Dois pedidos de liberdade foram deferidos, por unanimidade, pela Segunda Turma do Supremo Tribunal Federal (STF) durante sessão realizada nesta terça-feira (12). Nos dois casos, os ministros determinaram a expedição de alvarás de soltura – caso os réus não estejam presos por outros motivos – ao considerarem que houve excesso de prazo de prisão dos réus. Um deles está preso há quatro anos e sete meses e o outro há nove anos e três meses sem que tenham sido julgados.
RHC 114743
No julgamento do Recurso Ordinário em Habeas Corpus (RHC) 114743, a Segunda Turma deferiu pedido de liberdade formulado pela defesa do policial militar capixaba E.S.L., preso preventivamente há quatro anos e sete meses sem que esteja marcada data de seu julgamento, por Tribunal do Júri, pela acusação de homicídio triplamente qualificado (artigo 121, parágrafo 2º, incisos I, II e IV, do Código Penal).
A Turma aplicou jurisprudência da própria Suprema Corte, segundo a qual, apesar da gravidade do crime, o excesso de prazo para julgamento de um delito configura violação da dignidade da pessoa humana, um dos fundamentos do Estado democrático de Direito e, portanto, constitui constrangimento ilegal. Nesse sentido, o relator, ministro Gilmar Mendes, reportou-se a diversos precedentes, entre eles o julgamento, pela própria Turma, do Habeas Corpus (HC) 113611, relatado pelo ministro Cezar Peluso (aposentado).
No mesmo sentido se manifestou a Procuradoria-Geral da República (PGR). O ministro Gilmar Mendes lembrou que a Suprema Corte somente tem concedido o pedido em hipóteses excepcionais, levando em conta, entre outros, a complexidade do processo, o comportamento das partes e as atitudes das autoridades.
O policial é acusado, juntamente com outros três policiais (integrantes das polícias civil e militar), do homicídio do empresário Sebastião Carlos de Oliveira, mediante paga ou promessa de recompensa. O crime ocorreu no centro da cidade de Mimoso do Sul (ES), e os supostos autores do crime foram identificados posteriormente, mediante escutas telefônicas, conforme consta dos autos.
A ordem de soltura somente se aplicará se o policial não estiver preso por outro motivo. A Turma decidiu, também, recomendar ao Tribunal de Justiça do Espírito Santo (TJ-ES) imprimir celeridade no julgamento do policial, ressaltando que o juiz do Tribunal do Júri poderá adotar as medidas cautelares previstas no artigo 319 do Código de Processo Penal (CPP).
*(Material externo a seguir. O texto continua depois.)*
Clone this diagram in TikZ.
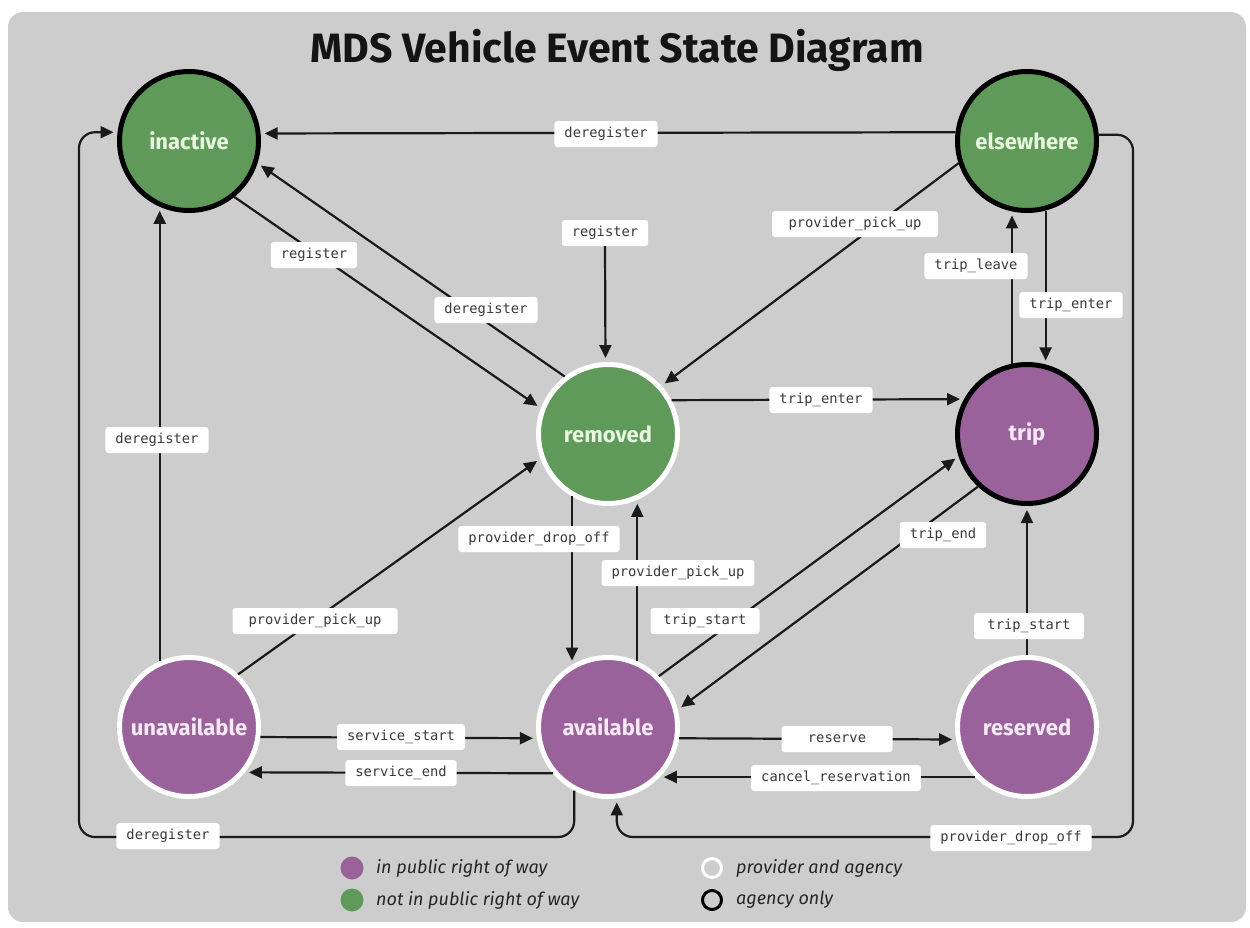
\documentclass[tikz,border=0pt]{standalone}
\usepackage{fontspec}
\setmainfont{Fira Sans}
\newfontfamily\monof{DejaVu Sans Mono}
\usetikzlibrary{arrows.meta}
\definecolor{bggray}{HTML}{CDCDCD}
\definecolor{stgreen}{HTML}{5F9A5B}
\definecolor{stpurple}{HTML}{9A629B}
\definecolor{gtext}{HTML}{E8F6DE}
\definecolor{ptext}{HTML}{F8E8F8}
\definecolor{linec}{HTML}{1A1A1A}
\definecolor{lbltext}{HTML}{3A3A3A}
\definecolor{legtext}{HTML}{262626}
\begin{document}
\begin{tikzpicture}[x=1pt,y=-1pt,
  state/.style={circle, minimum size=139pt, inner sep=0pt, line width=5pt, font=\fontsize{22}{26}\selectfont\bfseries},
  greenst/.style={state, fill=stgreen, text=gtext},
  purplest/.style={state, fill=stpurple, text=ptext},
  agency/.style={draw=black},
  provider/.style={draw=white},
  lbl/.style={fill=white, rounded corners=3pt, font=\monof\fontsize{13.8}{16}\selectfont, text=lbltext, inner xsep=10pt, inner ysep=0pt, minimum height=26pt},
  conn/.style={line width=2.2pt, draw=linec, -{Triangle[length=13pt,width=12pt]}, shorten >=4pt},
  loopconn/.style={conn, rounded corners=16pt},
]
\useasboundingbox (0,0) rectangle (1250,927);
\fill[white] (0,0) rectangle (1250,927);
\fill[bggray, rounded corners=15pt] (8,12) rectangle (1246,922);

\node[font=\fontsize{41}{45}\selectfont\bfseries, text=black!92] (title) at (617,50) {MDS Vehicle Event State Diagram};

% states
\node[greenst, agency] (inactive) at (189,141) {inactive};
\node[greenst, agency] (elsewhere) at (1027,141) {elsewhere};
\node[greenst, provider] (removed) at (608,434) {removed};
\node[purplest, agency] (trip) at (1027,434) {trip};
\node[purplest, provider] (unavailable) at (189,727) {unavailable};
\node[purplest, provider] (available) at (608,727) {available};
\node[purplest, provider] (reserved) at (1027,727) {reserved};

% free label with its own connector
\node[lbl] (lregfree) at (605,233) {register};

% connectors
\draw[conn] (elsewhere.173.6) -- (inactive.6.4);
\draw[loopconn] (elsewhere.5) -| (1133,837) -| (available.-83.6);
\draw[loopconn] (available.-118.2) |- (79,837) |- (inactive.173.6);
\draw[conn] (unavailable.114.6) -- (inactive.-114.6);
\draw[conn] (inactive.-51) -- (removed.159);
\draw[conn] (removed.127) -- (inactive.-18);
\draw[conn] (lregfree.south) -- (removed.92.4);
\draw[conn] (elsewhere.-162.6) -- (removed.42);
\draw[conn] (removed.28.2) -- (trip.151.8);
\draw[conn] (elsewhere.-75.5) -- (trip.75.5);
\draw[conn] (trip.102.8) -- (elsewhere.-102.8);
\draw[conn] (removed.-120.9) -- (available.120.9);
\draw[conn] (available.66.2) -- (removed.-66.2);
\draw[conn] (available.45.5) -- (trip.-162);
\draw[conn] (trip.-133.4) -- (available.14.2);
\draw[conn] (reserved.90) -- (trip.-90);
\draw[conn] (unavailable.47.7) -- (removed.-160);
\draw[conn] (unavailable.-8.8) -- (available.-171.2);
\draw[conn] (available.-140.3) -- (unavailable.-39.7);
\draw[conn] (available.-9.6) -- (reserved.-170.4);
\draw[conn] (reserved.-136) -- (available.-44);

% labels
\node[lbl] (l1) at (606,134) {deregister};
\node[lbl] (l2) at (157,440) {deregister};
\node[lbl] (l3) at (168,836) {deregister};
\node[lbl] (l4) at (314,255) {register};
\node[lbl] (l5) at (486,310) {deregister};
\node[lbl, minimum width=166pt] (l6) at (855,224) {provider\_pick\_up};
\node[lbl] (l7) at (821,400) {trip\_enter};
\node[lbl] (l8) at (1071,305) {trip\_enter};
\node[lbl] (l9) at (976,266) {trip\_leave};
\node[lbl] (l10) at (539,539) {provider\_drop\_off};
\node[lbl] (l11) at (678,573) {provider\_pick\_up};
\node[lbl, minimum width=109pt] (l12) at (705,621) {trip\_start};
\node[lbl] (l13) at (943,535) {trip\_end};
\node[lbl, minimum width=110pt] (l14) at (1029,626) {trip\_start};
\node[lbl, minimum width=165pt] (l15) at (315,621) {provider\_pick\_up};
\node[lbl] (l16) at (401,737) {service\_start};
\node[lbl] (l17) at (401,773) {service\_end};
\node[lbl, minimum width=111pt] (l18) at (837,739) {reserve};
\node[lbl] (l19) at (836,778) {cancel\_reservation};
\node[lbl] (l20) at (1011,838) {provider\_drop\_off};

% legend
\node[circle, fill=stpurple, minimum size=23pt, inner sep=0pt] (legp) at (352,868) {};
\node[circle, fill=stgreen, minimum size=23pt, inner sep=0pt] (legg) at (352,900) {};
\node[circle, draw=white, line width=3pt, minimum size=19pt, inner sep=0pt] (legw) at (712,868) {};
\node[circle, draw=black, line width=3pt, minimum size=19pt, inner sep=0pt] (legb) at (712,900) {};
\node[anchor=west, inner sep=0pt, font=\fontsize{18}{21}\selectfont\itshape, text=legtext] (tp) at (376,868) {in public right of way};
\node[anchor=west, inner sep=0pt, font=\fontsize{18}{21}\selectfont\itshape, text=legtext] (tg) at (376,900) {not in public right of way};
\node[anchor=west, inner sep=0pt, font=\fontsize{18}{21}\selectfont\itshape, text=legtext] (tw) at (736,868) {provider and agency};
\node[anchor=west, inner sep=0pt, font=\fontsize{18}{21}\selectfont\itshape, text=legtext] (tb) at (736,900) {agency only};
\end{tikzpicture}
\end{document}
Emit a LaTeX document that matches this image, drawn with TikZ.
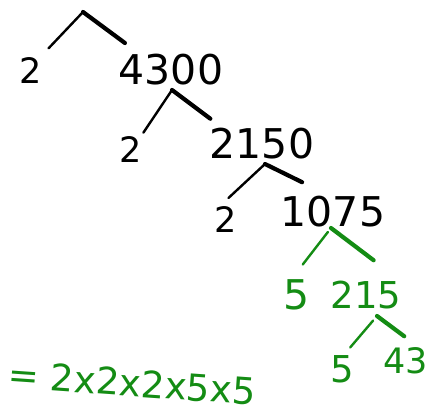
\documentclass[tikz,border=0pt]{standalone}
\usepackage{fontspec}
\setmainfont{DejaVu Sans}
\usepackage{xcolor}
\usepackage{tikz}
\usetikzlibrary{positioning}
\definecolor{treegreen}{RGB}{20,140,20}

\begin{document}
\begin{tikzpicture}[
        x=1pt, y=-1pt,
        big/.style={inner sep=0pt, font=\fontsize{41}{44}\selectfont},
        mid/.style={inner sep=0pt, font=\fontsize{37}{40}\selectfont},
        small/.style={inner sep=0pt, font=\fontsize{35}{38}\selectfont},
        later/.style={text=treegreen},
        twig/.style={line width=2.4pt, line cap=round},
        stroke/.style={line width=4.2pt, line cap=round}
    ]
    \useasboundingbox (0,0) rectangle (431,415);

    \coordinate (splitA) at (83,12);
    \coordinate (splitB) at (172,90);
    \coordinate (splitC) at (265,164);
    \coordinate (splitD) at (331,228);
    \coordinate (splitE) at (377,316);

    \node[small] (two1) at (31,71) {2};
    \node[big] (n4300) at (171,70) {4300};
    \node[small] (two2) at (131,150) {2};
    \node[big] (n2150) at (262,144) {2150};
    \node[small] (two3) at (226,220) {2};
    \node[big] (n1075) at (333,212) {1075};
    \node[big, later] (five1) at (297,295) {5};
    \node[mid, later] (n215) at (366,295) {215};
    \node[mid, later] (five2) at (342,369) {5};
    \node[small, later] (n43) at (406,361) {43};
    \node[mid, later, rotate=-4] (product) at (132,383) {= 2x2x2x5x5};

    \draw[twig, shorten >=13pt] (splitA) -- (two1.57);
    \draw[stroke, shorten >=19pt] (splitA) -- (n4300.153);
    \draw[twig, shorten >=5pt] (splitB) -- (two2.54);
    \draw[stroke, shorten >=16pt] (splitB) -- (n2150.158);
    \draw[twig, shorten >=13pt] (splitC) -- (two3.118);
    \draw[stroke, shorten >=32pt] (splitC) -- (n1075.98);
    \draw[twig, treegreen, shorten <=5pt, shorten >=19pt] (splitD) -- (five1.111);
    \draw[stroke, treegreen, shorten >=35pt] (splitD) -- (n215.21);
    \draw[twig, treegreen, shorten <=6pt, shorten >=10pt] (splitE) -- (five2.83);
    \draw[stroke, treegreen, shorten >=19pt] (splitE) -- (n43.45);
\end{tikzpicture}
\end{document}
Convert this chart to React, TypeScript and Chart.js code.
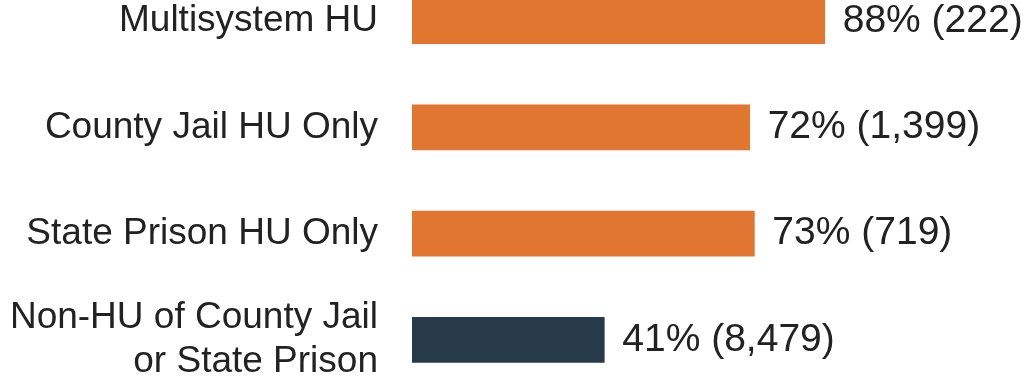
import { useEffect, useRef } from "react";
import { Chart, registerables } from "chart.js";
Chart.register(...registerables);

const categories: (string | string[])[] = [
  "Multisystem HU",
  "County Jail HU Only",
  "State Prison HU Only",
  ["Non-HU of County Jail", "or State Prison"],
];
const percents = [88, 72, 73, 41];
const counts = ["222", "1,399", "719", "8,479"];
const barColors = ["#E0762F", "#E0762F", "#E0762F", "#263A4A"];

const FONT = "'Liberation Sans', Arial, sans-serif";

export default function App() {
  const ref = useRef<HTMLCanvasElement>(null);
  useEffect(() => {
    const valueLabels = {
      id: "valueLabels",
      afterDatasetsDraw(chart: any) {
        const ctx = chart.ctx;
        const meta = chart.getDatasetMeta(0);
        ctx.save();
        ctx.font = `39px ${FONT}`;
        ctx.fillStyle = "#222";
        ctx.textAlign = "left";
        ctx.textBaseline = "middle";
        meta.data.forEach((el: any, i: number) => {
          ctx.fillText(`${percents[i]}% (${counts[i]})`, el.x + 18, el.y);
        });
        ctx.restore();
      },
    };
    const chart = new Chart(ref.current as HTMLCanvasElement, {
      type: "bar",
      data: {
        labels: categories,
        datasets: [{ data: percents, backgroundColor: barColors, barThickness: 45 }],
      },
      options: {
        indexAxis: "y",
        animation: false,
        responsive: false,
        maintainAspectRatio: false,
        layout: { padding: { left: 0, right: 144, top: 0, bottom: 0 } },
        plugins: { legend: { display: false }, tooltip: { enabled: false } },
        scales: {
          x: { display: false, min: 0, max: 100 },
          y: {
            grid: { display: false, drawTicks: false },
            border: { display: false },
            ticks: {
              padding: 34,
              color: "#222",
              font: { family: FONT, size: 37, lineHeight: 1.2 },
            },
            afterFit(s: any) {
              s.width = 412;
              s.paddingTop = 0;
              s.paddingBottom = 0;
            },
          },
        },
      },
      plugins: [valueLabels],
    });
    return () => chart.destroy();
  }, []);
  return (
    <div style={{ position: "fixed", left: 0, top: -32, width: 1025, height: 425 }}>
      <canvas ref={ref} width={1025} height={425} style={{ display: "block" }} />
    </div>
  );
}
Entre tais medidas estão o comparecimento periódico do réu em juízo, no prazo e nas condições fixadas pelo juiz; a proibição de ausentar-se da Comarca quando sua permanência seja conveniente ou necessária para a investigação ou inscrição; o recolhimento domiciliar no período noturno e nos dias de folga quando o investigado ou acusado tenha residência e trabalho fixos, bem como a monitoração eletrônica.
HC 109128
Já o Habeas Corpus (HC) 109128 foi impetrado, sob a alegação de excesso de prazo da prisão, contra decisão do Superior Tribunal de Justiça (STJ) que negou pedido feito pela defesa de D.B., preso cautelarmente há nove anos e três meses. Em 2003, ele e outra pessoa teriam sequestrado duas crianças com cinco anos de idade, estuprado uma delas, matado as duas e ocultado os corpos. O motivo do crime seria um desentendimento entre os corréus e a mãe de uma das vítimas.
A prisão preventiva do acusado foi determinada pelo juízo da Comarca de São Vicente (SP) em janeiro de 2004. No ano de 2010, o Tribunal de Justiça paulista (TJ-SP) negou habeas corpus no sentido de que não haveria excesso de prazo de prisão. O STJ também negou o pedido em razão das peculiaridades do caso.
“Por mais grave, e é gravíssimo o caso, eu concedo a ordem porque há nove anos e três meses ele está preso sem julgamento e sem se marcar o Júri”, entendeu a relatora, ministra Cármen Lúcia. “Por mais escabroso que seja o quadro, não é possível que haja a manutenção da prisão. Se ele tivesse sido condenado a 30 anos, já teria cumprido agora, em 2013, 10 anos de prisão”, ressaltou. “Este é o exemplo mais acabado de uma justiça que não se presta e isso é gravíssimo”, finalizou.
Ela lembrou que, segundo a jurisprudência do Supremo, com a pronúncia fica superado o suposto excesso de prazo. Contudo, a relatora salientou que o entendimento da Corte tem que ser interpretado constitucionalmente, ou seja, “o excesso de prazo após a pronúncia não pode ser para o resto da vida”.